I wonder if the romance genre doesn't much lend itself to tertiary characters with delusions of stardom. Something I say because I'm with Jeffe on this one. Tertiary characters? We don't need no stinking tertiary characters. Mainly because there's just not space. We've got internal conflict reflected in or exacerbated by the external conflict. We're maximizing hero and heroine page time. Or hero and hero. Or heroine and heroine. Or any combination thereof.
Secondary characters? Absolutely. Even the most committed of romantic partners need challenges and/or narrative outside of the primary pairing. Unless this is where we're talking 'tertiary.'
Anyway. I am 100% guilty of grooming my secondary characters to become the primary characters of their own novels. If I've ever had tertiary characters, they were zombie squirrels, and even then, I feel like those where more plot device than anything else. In Enemy Games, Silver City might be a tertiary character. I wanted the station to have personality - for it to feel like a familiar city with idiosyncrasies all its own, but there's no danger that I'm ever going to have a space station be the main character of a book. I don't think. Granted, as I type that I kinda want to - just to see if I could pull it off. Maybe I need to get out more.
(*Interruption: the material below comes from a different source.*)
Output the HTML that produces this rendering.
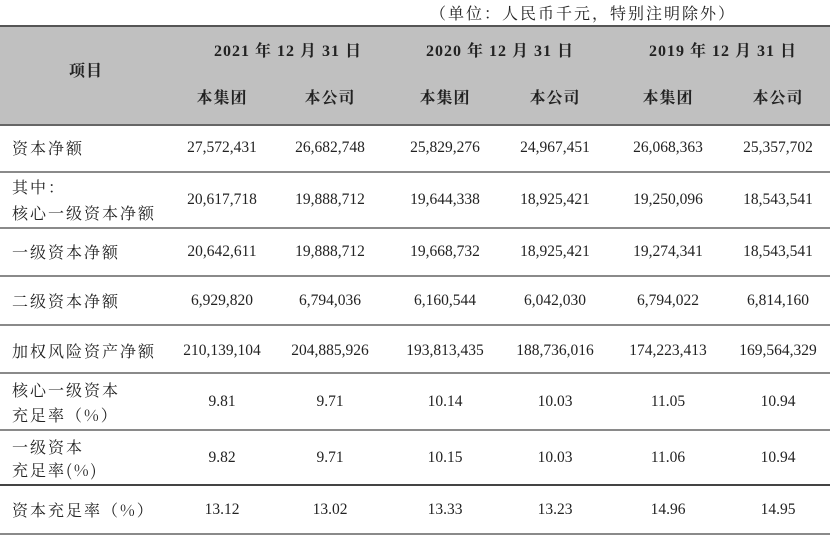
<!DOCTYPE html>
<html><head><meta charset="utf-8"><style>
body{margin:0;width:830px;height:536px;background:#fff;position:relative;overflow:hidden;font-family:"Liberation Serif","Noto Serif CJK SC",serif;color:#222}
.t{position:absolute;height:20px;line-height:20px;white-space:nowrap;font-size:15.5px}
.c{transform:translateX(-50%)}
.l{font-family:"Noto Serif CJK SC","Noto Sans CJK SC",serif;font-size:16px;letter-spacing:2px;left:12px}
.h{font-weight:bold;font-family:"Liberation Serif","Noto Serif CJK SC",serif;font-size:16px;letter-spacing:1px}
.ln{position:absolute;left:0;width:830px;height:2px;background:#8a8a8a}
</style></head><body>
<div class="t" style="top:3px;left:430px;font-family:'Noto Serif CJK SC',serif;font-size:16px;letter-spacing:2px">（单位：人民币千元，特别注明除外）</div>
<div style="position:absolute;left:0;top:25px;width:830px;height:97px;background:#c0c0c0;border-top:2px solid #555;border-bottom:2px solid #666"></div>
<div class="t h c" style="top:62px;left:86px">项目</div>
<div class="t h c" style="top:42px;left:288px">2021 年 12 月 31 日</div>
<div class="t h c" style="top:42px;left:500px">2020 年 12 月 31 日</div>
<div class="t h c" style="top:42px;left:723px">2019 年 12 月 31 日</div>
<div class="t h c" style="top:89px;left:222px">本集团</div>
<div class="t h c" style="top:89px;left:330px">本公司</div>
<div class="t h c" style="top:89px;left:445px">本集团</div>
<div class="t h c" style="top:89px;left:555px">本公司</div>
<div class="t h c" style="top:89px;left:668px">本集团</div>
<div class="t h c" style="top:89px;left:778px">本公司</div>

<div class="ln" style="top:171px"></div>
<div class="ln" style="top:227px"></div>
<div class="ln" style="top:275px"></div>
<div class="ln" style="top:324px"></div>
<div class="ln" style="top:372px"></div>
<div class="ln" style="top:429px"></div>
<div class="ln" style="top:484px;background:#444"></div>
<div class="ln" style="top:533px"></div>

<div class="t l" style="top:138px">资本净额</div>
<div class="t l" style="top:177px">其中：</div>
<div class="t l" style="top:203px">核心一级资本净额</div>
<div class="t l" style="top:242px">一级资本净额</div>
<div class="t l" style="top:291px">二级资本净额</div>
<div class="t l" style="top:341px">加权风险资产净额</div>
<div class="t l" style="top:380px">核心一级资本</div>
<div class="t l" style="top:405px">充足率（%）</div>
<div class="t l" style="top:437px">一级资本</div>
<div class="t l" style="top:460px">充足率(%)</div>
<div class="t l" style="top:500px">资本充足率（%）</div>

<div class="t c" style="top:138px;left:222px">27,572,431</div><div class="t c" style="top:138px;left:330px">26,682,748</div><div class="t c" style="top:138px;left:445px">25,829,276</div><div class="t c" style="top:138px;left:555px">24,967,451</div><div class="t c" style="top:138px;left:668px">26,068,363</div><div class="t c" style="top:138px;left:778px">25,357,702</div>
<div class="t c" style="top:190px;left:222px">20,617,718</div><div class="t c" style="top:190px;left:330px">19,888,712</div><div class="t c" style="top:190px;left:445px">19,644,338</div><div class="t c" style="top:190px;left:555px">18,925,421</div><div class="t c" style="top:190px;left:668px">19,250,096</div><div class="t c" style="top:190px;left:778px">18,543,541</div>
<div class="t c" style="top:242px;left:222px">20,642,611</div><div class="t c" style="top:242px;left:330px">19,888,712</div><div class="t c" style="top:242px;left:445px">19,668,732</div><div class="t c" style="top:242px;left:555px">18,925,421</div><div class="t c" style="top:242px;left:668px">19,274,341</div><div class="t c" style="top:242px;left:778px">18,543,541</div>
<div class="t c" style="top:291px;left:222px">6,929,820</div><div class="t c" style="top:291px;left:330px">6,794,036</div><div class="t c" style="top:291px;left:445px">6,160,544</div><div class="t c" style="top:291px;left:555px">6,042,030</div><div class="t c" style="top:291px;left:668px">6,794,022</div><div class="t c" style="top:291px;left:778px">6,814,160</div>
<div class="t c" style="top:341px;left:222px">210,139,104</div><div class="t c" style="top:341px;left:330px">204,885,926</div><div class="t c" style="top:341px;left:445px">193,813,435</div><div class="t c" style="top:341px;left:555px">188,736,016</div><div class="t c" style="top:341px;left:668px">174,223,413</div><div class="t c" style="top:341px;left:778px">169,564,329</div>
<div class="t c" style="top:392px;left:222px">9.81</div><div class="t c" style="top:392px;left:330px">9.71</div><div class="t c" style="top:392px;left:445px">10.14</div><div class="t c" style="top:392px;left:555px">10.03</div><div class="t c" style="top:392px;left:668px">11.05</div><div class="t c" style="top:392px;left:778px">10.94</div>
<div class="t c" style="top:448px;left:222px">9.82</div><div class="t c" style="top:448px;left:330px">9.71</div><div class="t c" style="top:448px;left:445px">10.15</div><div class="t c" style="top:448px;left:555px">10.03</div><div class="t c" style="top:448px;left:668px">11.06</div><div class="t c" style="top:448px;left:778px">10.94</div>
<div class="t c" style="top:500px;left:222px">13.12</div><div class="t c" style="top:500px;left:330px">13.02</div><div class="t c" style="top:500px;left:445px">13.33</div><div class="t c" style="top:500px;left:555px">13.23</div><div class="t c" style="top:500px;left:668px">14.96</div><div class="t c" style="top:500px;left:778px">14.95</div>
</body></html>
What does everyone else think? Do romance writers have to spend enough page space on other issues that we don't have room for tertiary characters who want to break out of the background? I'm trying to think of anyone I've read with a background character chewing the scenery. If there is one, it'll come to me at 3AM. I won't get up to tell you about it. I know I haven't yet had a character try to take over a book. So far. If that ever does happen, I'll probably have to bargain with the character - behave and I'll get you your own book. Or novella. I look forward to having to deal with it if ever.